Alex BarbaAdvisor Perspectives welcomes guest contributions. The views presented here do not necessarily represent those of Advisor Perspectives.

Every year, hundreds of thousands of life insurance policies lapse or are surrendered for cash. The policyholders walk away with whatever the carrier offers. Their advisors sign off. Their attorneys see nothing. And nobody asks the obvious question.

Could this policy have sold for more?

The answer, in a significant percentage of cases involving clients over 65, is yes. Often dramatically more. And the failure to explore that question is one of the most underexamined fiduciary gaps in financial planning practice today.

What the Secondary Market Actually Is

A life settlement is the sale of an existing life insurance policy to a third party for more than the cash surrender value. The buyer takes over premium payments and collects the death benefit when the insured dies. The seller receives a lump sum today.

The market has been active since the 1980s, is regulated in 43 states, and has grown to roughly $4 billion to $5 billion in annual transaction volume. It is not exotic. It is not controversial. It is a legitimate asset transaction that most advisors simply never raise with their clients.

The buyers are institutional: pension funds, hedge funds, family offices. They run detailed actuarial models. When they make an offer, it reflects real market analysis of the policy’s fair market value.

The Math Your Client’s Carrier Is Not Sharing

When a client over 65 with a $500,000 universal life policy considers surrendering it, the carrier’s offer reflects one thing: the cash value the client has accumulated, minus any surrender charges.

The life settlement market operates on a different calculation entirely: the present value of the death benefit, discounted against projected life expectancy. In many cases, a policy with a $40,000 cash surrender value can attract settlement offers of $100,000, $150,000, or more.

It should be noted that while the return of the total premiums to the original policyholder is not taxable, any gains up to the policy’s cash surrender value are taxed as ordinary income. And any gains beyond the cash surrender value are taxed as long-term capital gains.
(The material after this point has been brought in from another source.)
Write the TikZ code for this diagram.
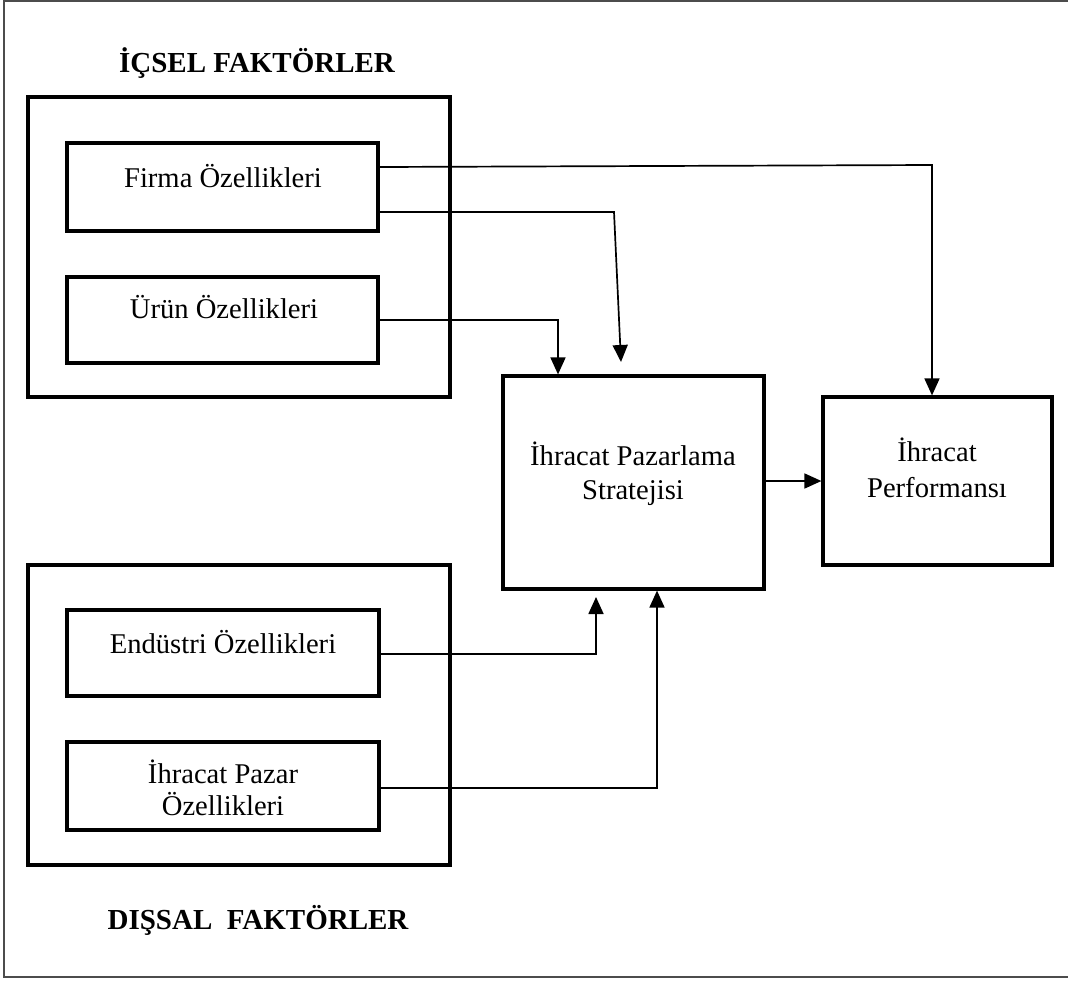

I have brokered transactions where the settlement amount was eight to ten times the cash surrender value. I also have brokered transactions where the margin was smaller. But I have never brokered a case where the client walked away wishing they had taken the carrier’s offer instead.

The spread exists because the carrier’s cash value and the policy’s market value are fundamentally different numbers. Advisors who know only one of them are working with incomplete information.